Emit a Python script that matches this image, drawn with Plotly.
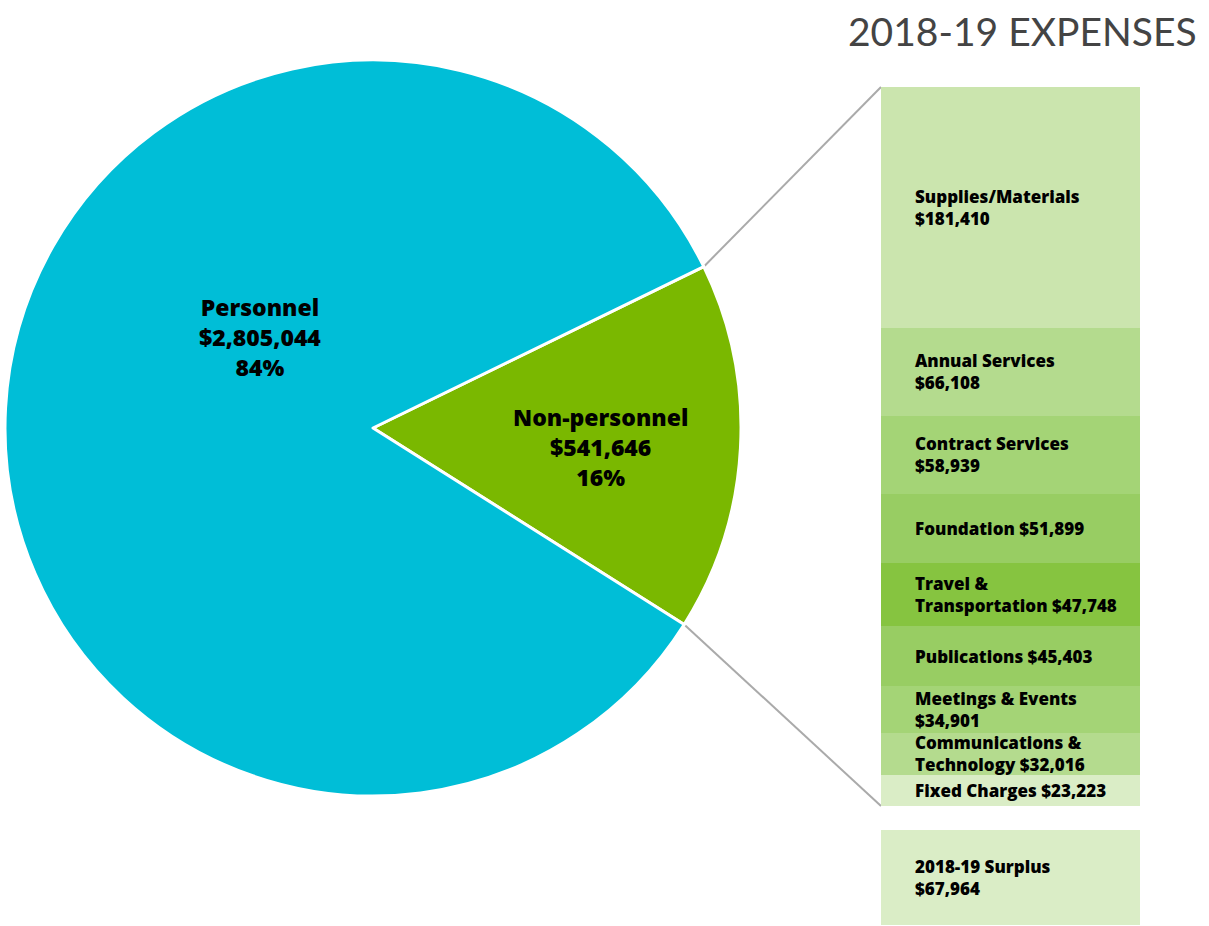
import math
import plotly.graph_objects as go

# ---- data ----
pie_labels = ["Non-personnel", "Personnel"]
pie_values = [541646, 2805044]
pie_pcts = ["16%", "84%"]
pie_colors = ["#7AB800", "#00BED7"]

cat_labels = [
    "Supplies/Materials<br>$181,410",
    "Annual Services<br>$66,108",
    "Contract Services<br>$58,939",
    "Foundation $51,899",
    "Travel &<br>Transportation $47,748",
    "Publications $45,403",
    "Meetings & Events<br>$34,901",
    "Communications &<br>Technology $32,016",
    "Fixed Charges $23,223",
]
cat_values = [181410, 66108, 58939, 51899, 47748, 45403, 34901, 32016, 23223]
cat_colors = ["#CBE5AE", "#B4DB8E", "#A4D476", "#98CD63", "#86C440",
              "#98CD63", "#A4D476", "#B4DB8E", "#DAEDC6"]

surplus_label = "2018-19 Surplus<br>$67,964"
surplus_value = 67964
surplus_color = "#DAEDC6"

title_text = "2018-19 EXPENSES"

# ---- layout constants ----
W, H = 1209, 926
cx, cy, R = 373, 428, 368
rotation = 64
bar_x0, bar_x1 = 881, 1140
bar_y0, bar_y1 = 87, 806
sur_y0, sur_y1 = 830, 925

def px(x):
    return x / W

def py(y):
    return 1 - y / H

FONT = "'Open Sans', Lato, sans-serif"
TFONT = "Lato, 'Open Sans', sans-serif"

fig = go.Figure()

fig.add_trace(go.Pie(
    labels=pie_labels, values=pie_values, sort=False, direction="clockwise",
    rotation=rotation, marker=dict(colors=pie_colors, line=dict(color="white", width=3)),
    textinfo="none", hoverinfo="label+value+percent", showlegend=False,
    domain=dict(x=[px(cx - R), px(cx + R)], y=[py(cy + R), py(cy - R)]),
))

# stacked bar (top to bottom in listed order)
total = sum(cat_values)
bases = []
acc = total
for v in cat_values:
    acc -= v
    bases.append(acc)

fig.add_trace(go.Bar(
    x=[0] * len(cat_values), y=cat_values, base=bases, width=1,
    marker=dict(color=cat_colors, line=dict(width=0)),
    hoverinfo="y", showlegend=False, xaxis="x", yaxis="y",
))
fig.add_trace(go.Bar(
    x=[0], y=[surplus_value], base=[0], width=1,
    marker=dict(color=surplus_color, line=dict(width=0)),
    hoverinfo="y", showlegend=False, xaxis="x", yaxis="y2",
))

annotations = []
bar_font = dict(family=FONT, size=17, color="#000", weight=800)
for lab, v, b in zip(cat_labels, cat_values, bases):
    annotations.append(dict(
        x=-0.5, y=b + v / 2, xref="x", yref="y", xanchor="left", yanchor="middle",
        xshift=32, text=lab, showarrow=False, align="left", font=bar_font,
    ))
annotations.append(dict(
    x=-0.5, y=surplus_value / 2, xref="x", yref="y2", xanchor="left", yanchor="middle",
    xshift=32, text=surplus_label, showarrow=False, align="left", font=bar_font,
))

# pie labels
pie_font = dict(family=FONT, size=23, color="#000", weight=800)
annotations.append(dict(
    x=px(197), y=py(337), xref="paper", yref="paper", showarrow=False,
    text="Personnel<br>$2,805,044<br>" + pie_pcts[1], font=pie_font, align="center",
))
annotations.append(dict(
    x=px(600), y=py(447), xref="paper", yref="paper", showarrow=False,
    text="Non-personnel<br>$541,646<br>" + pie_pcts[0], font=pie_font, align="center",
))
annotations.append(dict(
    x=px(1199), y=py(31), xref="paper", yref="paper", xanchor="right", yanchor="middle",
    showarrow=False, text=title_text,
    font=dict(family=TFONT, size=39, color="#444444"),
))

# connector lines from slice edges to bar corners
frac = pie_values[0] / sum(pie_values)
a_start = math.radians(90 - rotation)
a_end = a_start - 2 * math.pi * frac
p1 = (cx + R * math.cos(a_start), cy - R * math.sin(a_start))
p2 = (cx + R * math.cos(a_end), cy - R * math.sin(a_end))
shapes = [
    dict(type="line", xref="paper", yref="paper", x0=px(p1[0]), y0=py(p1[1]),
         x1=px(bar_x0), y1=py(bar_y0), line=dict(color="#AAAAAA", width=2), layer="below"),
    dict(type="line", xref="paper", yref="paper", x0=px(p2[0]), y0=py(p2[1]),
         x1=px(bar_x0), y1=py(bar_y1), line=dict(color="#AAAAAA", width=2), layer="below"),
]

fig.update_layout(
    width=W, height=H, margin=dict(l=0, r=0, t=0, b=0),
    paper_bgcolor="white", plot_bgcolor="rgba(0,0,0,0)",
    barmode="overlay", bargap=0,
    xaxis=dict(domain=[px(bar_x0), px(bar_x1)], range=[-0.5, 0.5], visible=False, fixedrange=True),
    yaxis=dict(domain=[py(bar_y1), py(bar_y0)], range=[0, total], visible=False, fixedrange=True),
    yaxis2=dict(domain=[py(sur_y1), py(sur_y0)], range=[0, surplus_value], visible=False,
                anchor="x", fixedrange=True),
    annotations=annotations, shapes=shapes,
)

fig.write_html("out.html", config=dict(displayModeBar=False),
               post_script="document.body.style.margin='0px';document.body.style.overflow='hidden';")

Problem: Everything from the top line of the data down to and including the line with "fig = go.Figure()" is to be copied, except the pictures.

Exercise output:
Emit a Python script that matches this image, drawn with Plotly.
import math
import plotly.graph_objects as go

# ---- data ----
pie_labels = ["Non-personnel", "Personnel"]
pie_values = [541646, 2805044]
pie_pcts = ["16%", "84%"]
pie_colors = ["#7AB800", "#00BED7"]

cat_labels = [
    "Supplies/Materials<br>$181,410",
    "Annual Services<br>$66,108",
    "Contract Services<br>$58,939",
    "Foundation $51,899",
    "Travel &<br>Transportation $47,748",
    "Publications $45,403",
    "Meetings & Events<br>$34,901",
    "Communications &<br>Technology $32,016",
    "Fixed Charges $23,223",
]
cat_values = [181410, 66108, 58939, 51899, 47748, 45403, 34901, 32016, 23223]
cat_colors = ["#CBE5AE", "#B4DB8E", "#A4D476", "#98CD63", "#86C440",
              "#98CD63", "#A4D476", "#B4DB8E", "#DAEDC6"]

surplus_label = "2018-19 Surplus<br>$67,964"
surplus_value = 67964
surplus_color = "#DAEDC6"

title_text = "2018-19 EXPENSES"

# ---- layout constants ----
W, H = 1209, 926
cx, cy, R = 373, 428, 368
rotation = 64
bar_x0, bar_x1 = 881, 1140
bar_y0, bar_y1 = 87, 806
sur_y0, sur_y1 = 830, 925

def px(x):
    return x / W

def py(y):
    return 1 - y / H

FONT = "'Open Sans', Lato, sans-serif"
TFONT = "Lato, 'Open Sans', sans-serif"

fig = go.Figure()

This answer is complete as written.